EXERCISE TASK
For the entries that follow, state how many lines include the word "React", giving the number and nothing else.

INFORMATION PROVIDED
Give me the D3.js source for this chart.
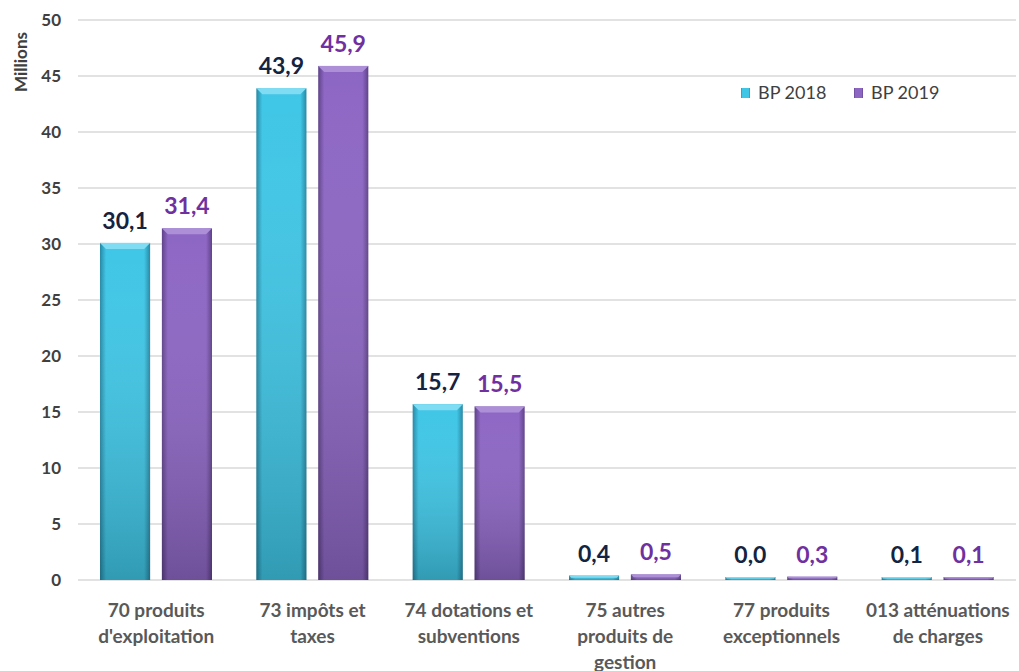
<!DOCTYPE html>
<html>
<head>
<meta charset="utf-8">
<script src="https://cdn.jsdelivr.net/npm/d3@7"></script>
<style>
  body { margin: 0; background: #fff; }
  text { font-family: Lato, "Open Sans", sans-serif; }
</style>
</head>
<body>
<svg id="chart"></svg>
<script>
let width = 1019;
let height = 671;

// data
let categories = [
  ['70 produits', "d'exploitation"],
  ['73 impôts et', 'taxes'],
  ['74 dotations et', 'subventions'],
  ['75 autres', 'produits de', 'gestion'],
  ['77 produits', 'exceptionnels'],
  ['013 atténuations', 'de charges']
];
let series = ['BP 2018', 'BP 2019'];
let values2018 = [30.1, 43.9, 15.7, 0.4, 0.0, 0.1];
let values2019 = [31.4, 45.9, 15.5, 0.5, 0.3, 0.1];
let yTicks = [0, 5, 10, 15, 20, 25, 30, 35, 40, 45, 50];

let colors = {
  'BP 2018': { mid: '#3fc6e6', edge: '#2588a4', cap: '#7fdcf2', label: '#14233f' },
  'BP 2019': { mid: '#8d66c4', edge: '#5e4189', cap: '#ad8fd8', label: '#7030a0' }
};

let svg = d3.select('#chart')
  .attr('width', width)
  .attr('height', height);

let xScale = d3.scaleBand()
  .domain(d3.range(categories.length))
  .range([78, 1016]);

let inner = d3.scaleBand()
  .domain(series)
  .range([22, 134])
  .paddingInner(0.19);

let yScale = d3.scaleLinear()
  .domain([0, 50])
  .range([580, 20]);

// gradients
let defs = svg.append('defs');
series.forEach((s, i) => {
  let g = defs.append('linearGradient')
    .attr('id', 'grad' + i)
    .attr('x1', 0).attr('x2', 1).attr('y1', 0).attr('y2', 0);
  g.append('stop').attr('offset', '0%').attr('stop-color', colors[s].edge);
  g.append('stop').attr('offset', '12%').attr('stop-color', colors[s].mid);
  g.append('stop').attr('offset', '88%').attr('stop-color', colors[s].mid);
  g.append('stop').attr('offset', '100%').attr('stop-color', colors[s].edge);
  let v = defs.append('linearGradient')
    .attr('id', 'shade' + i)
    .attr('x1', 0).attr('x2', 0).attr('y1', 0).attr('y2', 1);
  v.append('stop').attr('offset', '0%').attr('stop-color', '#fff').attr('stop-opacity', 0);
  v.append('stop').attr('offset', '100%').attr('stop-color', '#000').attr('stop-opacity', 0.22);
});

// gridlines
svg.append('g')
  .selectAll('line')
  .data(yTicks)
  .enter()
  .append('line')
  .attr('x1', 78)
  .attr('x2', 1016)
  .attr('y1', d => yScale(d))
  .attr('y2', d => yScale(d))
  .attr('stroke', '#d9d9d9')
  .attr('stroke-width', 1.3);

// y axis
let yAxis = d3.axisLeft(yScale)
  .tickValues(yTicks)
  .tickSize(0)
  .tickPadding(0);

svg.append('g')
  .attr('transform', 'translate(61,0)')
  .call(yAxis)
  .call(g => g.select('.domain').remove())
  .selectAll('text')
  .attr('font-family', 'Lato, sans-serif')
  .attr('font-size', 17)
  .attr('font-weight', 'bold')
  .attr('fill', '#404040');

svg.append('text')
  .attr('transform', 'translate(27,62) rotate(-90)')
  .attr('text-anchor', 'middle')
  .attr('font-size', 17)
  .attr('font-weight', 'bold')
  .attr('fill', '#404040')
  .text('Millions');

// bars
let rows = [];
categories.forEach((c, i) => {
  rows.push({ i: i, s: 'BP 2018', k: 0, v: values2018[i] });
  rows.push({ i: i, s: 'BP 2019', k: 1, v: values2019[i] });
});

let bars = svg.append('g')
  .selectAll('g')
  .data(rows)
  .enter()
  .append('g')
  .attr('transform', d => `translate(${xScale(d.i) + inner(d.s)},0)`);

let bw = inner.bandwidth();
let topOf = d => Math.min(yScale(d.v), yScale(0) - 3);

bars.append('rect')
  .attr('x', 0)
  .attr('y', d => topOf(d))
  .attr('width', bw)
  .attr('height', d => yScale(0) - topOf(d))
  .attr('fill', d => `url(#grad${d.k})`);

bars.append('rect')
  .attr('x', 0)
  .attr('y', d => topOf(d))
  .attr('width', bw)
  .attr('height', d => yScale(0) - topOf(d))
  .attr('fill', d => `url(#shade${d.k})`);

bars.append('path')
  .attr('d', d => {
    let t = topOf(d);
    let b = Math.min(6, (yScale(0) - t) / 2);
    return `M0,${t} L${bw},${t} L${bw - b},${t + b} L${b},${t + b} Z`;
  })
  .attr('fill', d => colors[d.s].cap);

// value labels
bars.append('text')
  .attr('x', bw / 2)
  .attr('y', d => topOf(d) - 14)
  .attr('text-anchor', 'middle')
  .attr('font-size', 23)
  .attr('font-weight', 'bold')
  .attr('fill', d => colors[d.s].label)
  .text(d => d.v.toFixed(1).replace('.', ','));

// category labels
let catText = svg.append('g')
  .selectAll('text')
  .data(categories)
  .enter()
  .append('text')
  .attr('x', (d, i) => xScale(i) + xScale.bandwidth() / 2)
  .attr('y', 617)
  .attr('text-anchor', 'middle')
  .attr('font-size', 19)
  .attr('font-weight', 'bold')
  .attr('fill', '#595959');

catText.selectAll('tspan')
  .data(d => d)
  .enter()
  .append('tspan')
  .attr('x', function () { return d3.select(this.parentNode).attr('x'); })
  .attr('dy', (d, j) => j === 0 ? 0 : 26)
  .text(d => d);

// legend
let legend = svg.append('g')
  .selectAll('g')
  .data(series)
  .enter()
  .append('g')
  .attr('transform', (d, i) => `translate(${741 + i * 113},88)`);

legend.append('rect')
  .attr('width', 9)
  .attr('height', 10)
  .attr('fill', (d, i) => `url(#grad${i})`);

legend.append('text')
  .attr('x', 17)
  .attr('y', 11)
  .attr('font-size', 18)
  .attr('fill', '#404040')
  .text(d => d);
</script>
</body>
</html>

* * *

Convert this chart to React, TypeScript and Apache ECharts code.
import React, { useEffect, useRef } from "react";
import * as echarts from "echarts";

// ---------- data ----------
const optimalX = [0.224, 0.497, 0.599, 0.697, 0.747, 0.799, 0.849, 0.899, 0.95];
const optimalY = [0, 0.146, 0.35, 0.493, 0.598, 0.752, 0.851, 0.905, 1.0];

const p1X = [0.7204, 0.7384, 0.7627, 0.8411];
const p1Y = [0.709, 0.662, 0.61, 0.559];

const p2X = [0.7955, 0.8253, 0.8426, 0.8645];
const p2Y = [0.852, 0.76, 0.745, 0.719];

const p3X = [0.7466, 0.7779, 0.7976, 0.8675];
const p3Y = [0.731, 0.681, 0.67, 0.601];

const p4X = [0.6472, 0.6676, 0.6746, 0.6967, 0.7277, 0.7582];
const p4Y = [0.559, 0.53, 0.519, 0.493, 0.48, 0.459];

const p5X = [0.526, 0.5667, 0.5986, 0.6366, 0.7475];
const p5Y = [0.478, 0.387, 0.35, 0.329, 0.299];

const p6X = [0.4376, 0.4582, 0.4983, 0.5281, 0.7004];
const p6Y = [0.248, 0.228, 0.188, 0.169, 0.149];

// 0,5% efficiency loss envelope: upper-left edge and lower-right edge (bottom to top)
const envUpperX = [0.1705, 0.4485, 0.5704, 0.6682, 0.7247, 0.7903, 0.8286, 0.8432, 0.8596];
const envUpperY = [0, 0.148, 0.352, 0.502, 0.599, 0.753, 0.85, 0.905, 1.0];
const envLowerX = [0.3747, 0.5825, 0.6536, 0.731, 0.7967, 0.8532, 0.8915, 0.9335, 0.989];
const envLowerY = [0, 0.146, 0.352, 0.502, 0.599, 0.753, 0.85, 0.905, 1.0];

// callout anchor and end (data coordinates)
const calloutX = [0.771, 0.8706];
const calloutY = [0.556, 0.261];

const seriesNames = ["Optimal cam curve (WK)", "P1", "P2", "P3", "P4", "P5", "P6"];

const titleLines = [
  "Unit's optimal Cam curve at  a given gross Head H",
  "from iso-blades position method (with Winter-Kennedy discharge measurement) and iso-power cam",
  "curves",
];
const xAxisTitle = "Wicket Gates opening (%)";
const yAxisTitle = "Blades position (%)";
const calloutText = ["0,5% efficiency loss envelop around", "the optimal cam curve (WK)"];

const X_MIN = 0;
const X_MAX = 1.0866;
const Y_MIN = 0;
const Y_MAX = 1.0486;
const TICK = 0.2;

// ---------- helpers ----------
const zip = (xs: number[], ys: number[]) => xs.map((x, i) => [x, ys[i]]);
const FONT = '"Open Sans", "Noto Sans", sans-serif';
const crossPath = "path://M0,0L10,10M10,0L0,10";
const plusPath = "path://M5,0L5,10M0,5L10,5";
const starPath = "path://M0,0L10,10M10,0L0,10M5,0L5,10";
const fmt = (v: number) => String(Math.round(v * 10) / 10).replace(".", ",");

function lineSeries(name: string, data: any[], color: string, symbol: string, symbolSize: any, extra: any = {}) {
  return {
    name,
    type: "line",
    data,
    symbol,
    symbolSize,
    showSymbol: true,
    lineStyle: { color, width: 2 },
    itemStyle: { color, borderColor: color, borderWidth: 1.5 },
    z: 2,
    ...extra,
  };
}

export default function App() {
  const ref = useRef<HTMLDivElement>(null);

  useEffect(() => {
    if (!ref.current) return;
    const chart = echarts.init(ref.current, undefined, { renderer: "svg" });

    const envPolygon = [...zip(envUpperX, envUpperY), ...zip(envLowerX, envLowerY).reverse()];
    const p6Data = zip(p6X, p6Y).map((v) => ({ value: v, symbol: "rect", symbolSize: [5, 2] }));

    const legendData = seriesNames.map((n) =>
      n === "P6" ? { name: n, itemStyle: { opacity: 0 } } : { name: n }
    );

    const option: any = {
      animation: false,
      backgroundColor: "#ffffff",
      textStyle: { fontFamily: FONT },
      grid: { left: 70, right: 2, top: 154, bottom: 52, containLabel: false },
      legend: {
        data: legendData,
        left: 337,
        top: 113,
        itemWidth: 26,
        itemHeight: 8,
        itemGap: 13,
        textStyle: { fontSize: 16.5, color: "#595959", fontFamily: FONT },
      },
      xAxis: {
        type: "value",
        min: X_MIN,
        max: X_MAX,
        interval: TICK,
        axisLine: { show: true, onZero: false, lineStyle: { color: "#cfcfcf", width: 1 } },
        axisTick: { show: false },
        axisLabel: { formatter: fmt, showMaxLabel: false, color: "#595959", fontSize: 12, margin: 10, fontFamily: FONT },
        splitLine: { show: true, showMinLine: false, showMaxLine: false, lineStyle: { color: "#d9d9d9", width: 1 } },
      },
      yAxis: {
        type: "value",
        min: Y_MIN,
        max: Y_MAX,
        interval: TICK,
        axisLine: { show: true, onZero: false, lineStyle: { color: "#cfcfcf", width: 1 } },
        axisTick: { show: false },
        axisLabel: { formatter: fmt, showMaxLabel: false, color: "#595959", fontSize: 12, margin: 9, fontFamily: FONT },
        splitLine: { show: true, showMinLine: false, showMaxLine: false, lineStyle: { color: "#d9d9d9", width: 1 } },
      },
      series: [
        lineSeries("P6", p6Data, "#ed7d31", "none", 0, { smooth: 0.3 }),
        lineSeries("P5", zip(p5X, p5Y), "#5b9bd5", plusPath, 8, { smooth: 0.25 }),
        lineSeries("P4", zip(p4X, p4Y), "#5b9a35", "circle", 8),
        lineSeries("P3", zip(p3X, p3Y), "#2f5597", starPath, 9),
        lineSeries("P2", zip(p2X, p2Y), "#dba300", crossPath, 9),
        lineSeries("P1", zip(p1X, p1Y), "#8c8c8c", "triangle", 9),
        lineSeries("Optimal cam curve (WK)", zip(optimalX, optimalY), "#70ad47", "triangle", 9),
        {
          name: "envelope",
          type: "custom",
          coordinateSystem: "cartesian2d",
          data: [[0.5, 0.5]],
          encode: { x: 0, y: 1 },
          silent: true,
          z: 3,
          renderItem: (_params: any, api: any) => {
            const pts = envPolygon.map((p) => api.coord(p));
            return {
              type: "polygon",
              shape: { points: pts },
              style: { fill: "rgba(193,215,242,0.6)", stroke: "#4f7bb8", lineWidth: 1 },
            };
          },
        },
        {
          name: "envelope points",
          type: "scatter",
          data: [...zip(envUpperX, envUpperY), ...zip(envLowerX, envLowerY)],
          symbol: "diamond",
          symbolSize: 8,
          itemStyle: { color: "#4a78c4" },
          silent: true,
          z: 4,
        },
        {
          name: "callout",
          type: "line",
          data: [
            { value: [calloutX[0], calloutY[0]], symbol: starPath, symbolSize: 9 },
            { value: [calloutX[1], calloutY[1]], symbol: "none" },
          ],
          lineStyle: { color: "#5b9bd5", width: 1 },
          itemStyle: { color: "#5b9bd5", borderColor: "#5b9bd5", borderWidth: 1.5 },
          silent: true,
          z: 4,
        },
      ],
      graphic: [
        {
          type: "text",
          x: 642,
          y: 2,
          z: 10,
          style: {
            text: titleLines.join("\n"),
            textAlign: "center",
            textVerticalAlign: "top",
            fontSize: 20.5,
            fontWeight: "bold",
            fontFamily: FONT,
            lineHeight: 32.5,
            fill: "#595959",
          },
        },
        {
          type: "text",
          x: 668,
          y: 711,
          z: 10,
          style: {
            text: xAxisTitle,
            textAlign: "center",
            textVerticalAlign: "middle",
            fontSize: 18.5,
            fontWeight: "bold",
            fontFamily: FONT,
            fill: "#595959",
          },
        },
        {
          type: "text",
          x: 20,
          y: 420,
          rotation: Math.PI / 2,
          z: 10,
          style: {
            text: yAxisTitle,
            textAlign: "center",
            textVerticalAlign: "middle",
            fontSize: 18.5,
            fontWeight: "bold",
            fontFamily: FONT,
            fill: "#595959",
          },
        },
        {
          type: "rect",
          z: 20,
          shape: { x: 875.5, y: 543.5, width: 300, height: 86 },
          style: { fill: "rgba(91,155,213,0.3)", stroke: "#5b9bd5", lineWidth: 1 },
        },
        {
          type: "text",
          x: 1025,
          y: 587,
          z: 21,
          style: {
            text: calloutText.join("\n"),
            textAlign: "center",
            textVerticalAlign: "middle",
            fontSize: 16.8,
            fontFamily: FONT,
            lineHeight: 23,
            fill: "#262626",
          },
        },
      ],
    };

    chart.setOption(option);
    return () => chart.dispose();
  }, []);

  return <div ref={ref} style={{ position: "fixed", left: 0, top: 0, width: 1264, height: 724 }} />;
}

---

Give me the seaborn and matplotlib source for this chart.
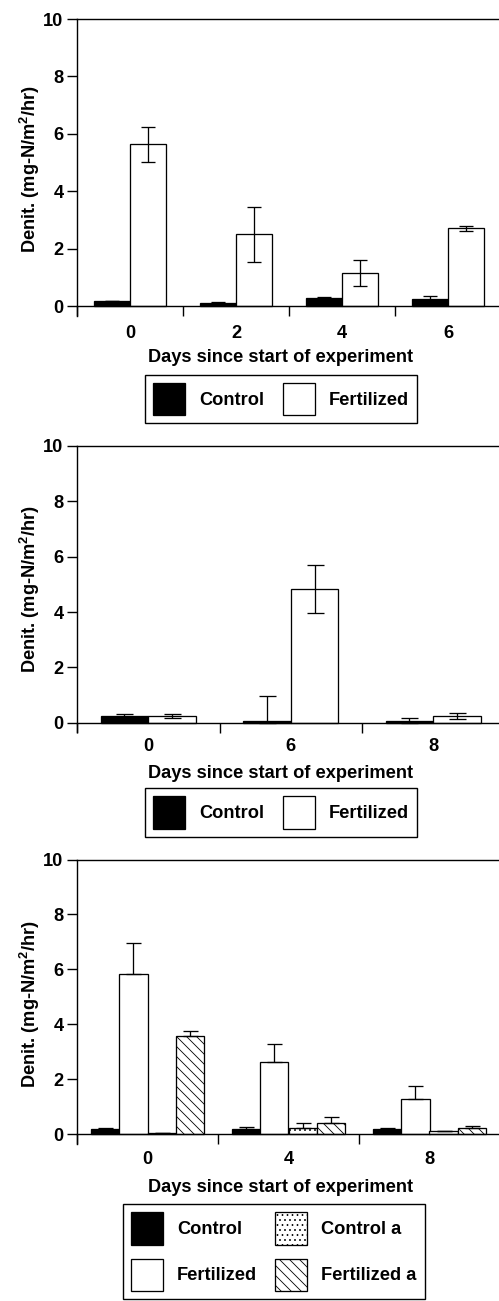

RESPONSE BELOW
2